- [REQUIRED WORK]: Please transcribe the data below exactly. Leave the pictures out.

- [SOURCE MATERIAL]:

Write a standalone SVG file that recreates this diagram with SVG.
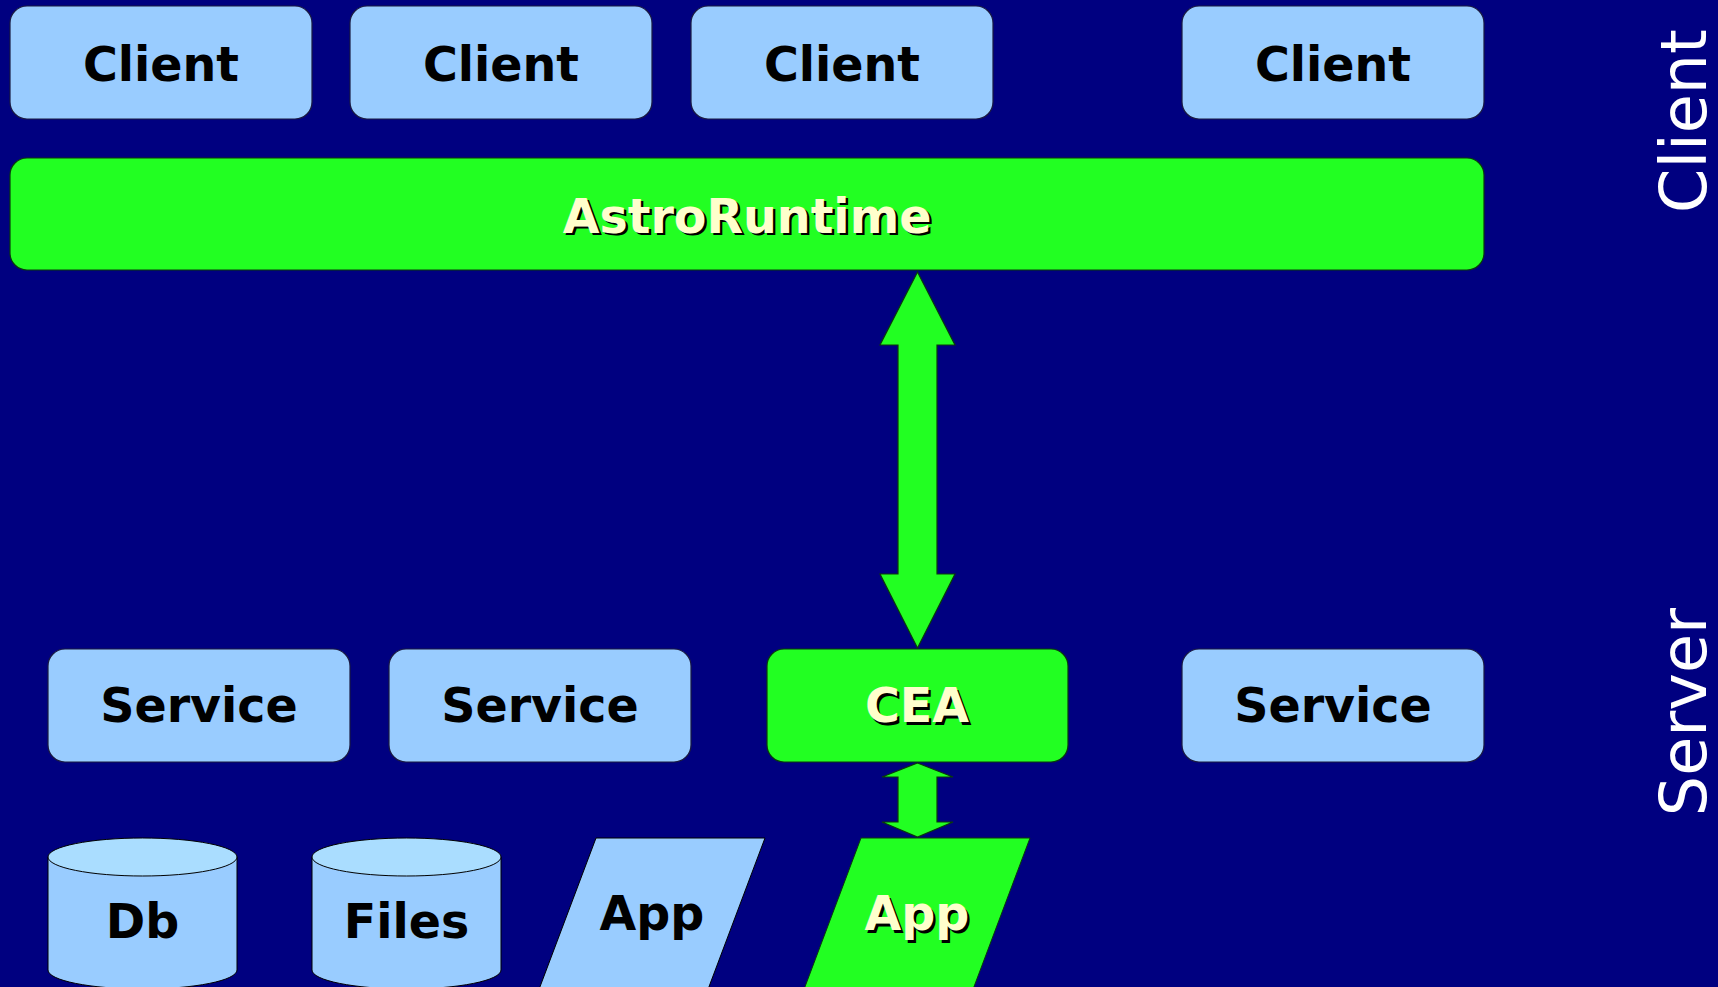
<svg xmlns="http://www.w3.org/2000/svg" width="1718" height="987" viewBox="0 0 1718 987">
<defs>
<style>
.blue{fill:#99ccff;stroke:#1a1a40;stroke-width:1.2}
.green{fill:#22ff22;stroke:#0a3a0a;stroke-width:1.2}
.lbl{font-family:"DejaVu Sans","Liberation Sans",sans-serif;font-weight:bold;font-size:47.5px;text-anchor:middle;fill:#000}
.hl{font-family:"DejaVu Sans","Liberation Sans",sans-serif;font-weight:bold;font-size:47.5px;text-anchor:middle;fill:#ffffcc}
.sh{font-family:"DejaVu Sans","Liberation Sans",sans-serif;font-weight:bold;font-size:47.5px;text-anchor:middle;fill:#000}
.side{font-family:"DejaVu Sans","Liberation Sans",sans-serif;font-size:63.5px;text-anchor:middle;fill:#fff}
.arrow{fill:#22ff22;stroke:#0a3a0a;stroke-width:1.2}
.cyltop{fill:#aaddff;stroke:#000;stroke-width:1}
.cylbody{fill:#99ccff;stroke:#000;stroke-width:1}
</style>
</defs>
<rect width="1718" height="987" fill="#000080"/>

<g id="client1"><rect class="blue" x="10" y="6" width="302" height="113" rx="17"/><text class="lbl" x="161" y="81">Client</text></g>
<g id="client2"><rect class="blue" x="350" y="6" width="302" height="113" rx="17"/><text class="lbl" x="501" y="81">Client</text></g>
<g id="client3"><rect class="blue" x="691" y="6" width="302" height="113" rx="17"/><text class="lbl" x="842" y="81">Client</text></g>
<g id="client4"><rect class="blue" x="1182" y="6" width="302" height="113" rx="17"/><text class="lbl" x="1333" y="81">Client</text></g>

<g id="astroruntime"><rect class="green" x="10" y="158" width="1474" height="112" rx="17"/><text class="sh" x="749.5" y="235">AstroRuntime</text><text class="hl" x="747" y="232.5">AstroRuntime</text></g>

<g id="service1"><rect class="blue" x="48" y="649" width="302" height="113" rx="17"/><text class="lbl" x="199" y="722">Service</text></g>
<g id="service2"><rect class="blue" x="389" y="649" width="302" height="113" rx="17"/><text class="lbl" x="540" y="722">Service</text></g>
<g id="cea"><rect class="green" x="767" y="649" width="301" height="113" rx="17"/><text class="sh" x="919.5" y="724.5">CEA</text><text class="hl" x="917" y="722">CEA</text></g>
<g id="service4"><rect class="blue" x="1182" y="649" width="302" height="113" rx="17"/><text class="lbl" x="1333" y="722">Service</text></g>

<g id="db">
<path class="cylbody" d="M48,857 L48,970 A94.5,19 0 0 0 237,970 L237,857 Z"/>
<ellipse class="cyltop" cx="142.5" cy="857" rx="94.5" ry="19"/>
<text class="lbl" x="142.5" y="938">Db</text>
</g>
<g id="files">
<path class="cylbody" d="M312,857 L312,970 A94.5,19 0 0 0 501,970 L501,857 Z"/>
<ellipse class="cyltop" cx="406.5" cy="857" rx="94.5" ry="19"/>
<text class="lbl" x="406.5" y="938">Files</text>
</g>
<g id="app1">
<polygon points="596,838 765,838 704,1000 535,1000" fill="#99ccff" stroke="#000" stroke-width="1"/>
<text class="lbl" x="652" y="930">App</text>
</g>
<g id="app2">
<polygon points="861,838 1030,838 969,1000 800,1000" fill="#22ff22" stroke="#0a3a0a" stroke-width="1"/>
<text class="sh" x="919.5" y="932.5">App</text><text class="hl" x="917" y="930">App</text>
</g>

<g id="connectors">
<polygon class="arrow" points="917.5,272 955,345 937,345 937,574 955,574 917.5,648 880,574 898,574 898,345 880,345"/>
<polygon class="arrow" points="917.5,763 953,777 937,777 937,822 953,822 917.5,837 882,822 898,822 898,777 882,777"/>
</g>

<text class="side" transform="translate(1706,121) rotate(-90)" x="0" y="0">Client</text>
<text class="side" transform="translate(1706,712) rotate(-90)" x="0" y="0">Server</text>
</svg>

- [SOLUTION TO THIS EXERCISE]:
Write a standalone SVG file that recreates this diagram with SVG.
<svg xmlns="http://www.w3.org/2000/svg" width="1718" height="987" viewBox="0 0 1718 987">
<defs>
<style>
.blue{fill:#99ccff;stroke:#1a1a40;stroke-width:1.2}
.green{fill:#22ff22;stroke:#0a3a0a;stroke-width:1.2}
.lbl{font-family:"DejaVu Sans","Liberation Sans",sans-serif;font-weight:bold;font-size:47.5px;text-anchor:middle;fill:#000}
.hl{font-family:"DejaVu Sans","Liberation Sans",sans-serif;font-weight:bold;font-size:47.5px;text-anchor:middle;fill:#ffffcc}
.sh{font-family:"DejaVu Sans","Liberation Sans",sans-serif;font-weight:bold;font-size:47.5px;text-anchor:middle;fill:#000}
.side{font-family:"DejaVu Sans","Liberation Sans",sans-serif;font-size:63.5px;text-anchor:middle;fill:#fff}
.arrow{fill:#22ff22;stroke:#0a3a0a;stroke-width:1.2}
.cyltop{fill:#aaddff;stroke:#000;stroke-width:1}
.cylbody{fill:#99ccff;stroke:#000;stroke-width:1}
</style>
</defs>
<rect width="1718" height="987" fill="#000080"/>

<g id="client1"><rect class="blue" x="10" y="6" width="302" height="113" rx="17"/><text class="lbl" x="161" y="81">Client</text></g>
<g id="client2"><rect class="blue" x="350" y="6" width="302" height="113" rx="17"/><text class="lbl" x="501" y="81">Client</text></g>
<g id="client3"><rect class="blue" x="691" y="6" width="302" height="113" rx="17"/><text class="lbl" x="842" y="81">Client</text></g>
<g id="client4"><rect class="blue" x="1182" y="6" width="302" height="113" rx="17"/><text class="lbl" x="1333" y="81">Client</text></g>

<g id="astroruntime"><rect class="green" x="10" y="158" width="1474" height="112" rx="17"/><text class="sh" x="749.5" y="235">AstroRuntime</text><text class="hl" x="747" y="232.5">AstroRuntime</text></g>

<g id="service1"><rect class="blue" x="48" y="649" width="302" height="113" rx="17"/><text class="lbl" x="199" y="722">Service</text></g>
<g id="service2"><rect class="blue" x="389" y="649" width="302" height="113" rx="17"/><text class="lbl" x="540" y="722">Service</text></g>
<g id="cea"><rect class="green" x="767" y="649" width="301" height="113" rx="17"/><text class="sh" x="919.5" y="724.5">CEA</text><text class="hl" x="917" y="722">CEA</text></g>
<g id="service4"><rect class="blue" x="1182" y="649" width="302" height="113" rx="17"/><text class="lbl" x="1333" y="722">Service</text></g>

<g id="db">
<path class="cylbody" d="M48,857 L48,970 A94.5,19 0 0 0 237,970 L237,857 Z"/>
<ellipse class="cyltop" cx="142.5" cy="857" rx="94.5" ry="19"/>
<text class="lbl" x="142.5" y="938">Db</text>
</g>
<g id="files">
<path class="cylbody" d="M312,857 L312,970 A94.5,19 0 0 0 501,970 L501,857 Z"/>
<ellipse class="cyltop" cx="406.5" cy="857" rx="94.5" ry="19"/>
<text class="lbl" x="406.5" y="938">Files</text>
</g>
<g id="app1">
<polygon points="596,838 765,838 704,1000 535,1000" fill="#99ccff" stroke="#000" stroke-width="1"/>
<text class="lbl" x="652" y="930">App</text>
</g>
<g id="app2">
<polygon points="861,838 1030,838 969,1000 800,1000" fill="#22ff22" stroke="#0a3a0a" stroke-width="1"/>
<text class="sh" x="919.5" y="932.5">App</text><text class="hl" x="917" y="930">App</text>
</g>

<g id="connectors">
<polygon class="arrow" points="917.5,272 955,345 937,345 937,574 955,574 917.5,648 880,574 898,574 898,345 880,345"/>
<polygon class="arrow" points="917.5,763 953,777 937,777 937,822 953,822 917.5,837 882,822 898,822 898,777 882,777"/>
</g>

<text class="side" transform="translate(1706,121) rotate(-90)" x="0" y="0">Client</text>
<text class="side" transform="translate(1706,712) rotate(-90)" x="0" y="0">Server</text>
</svg>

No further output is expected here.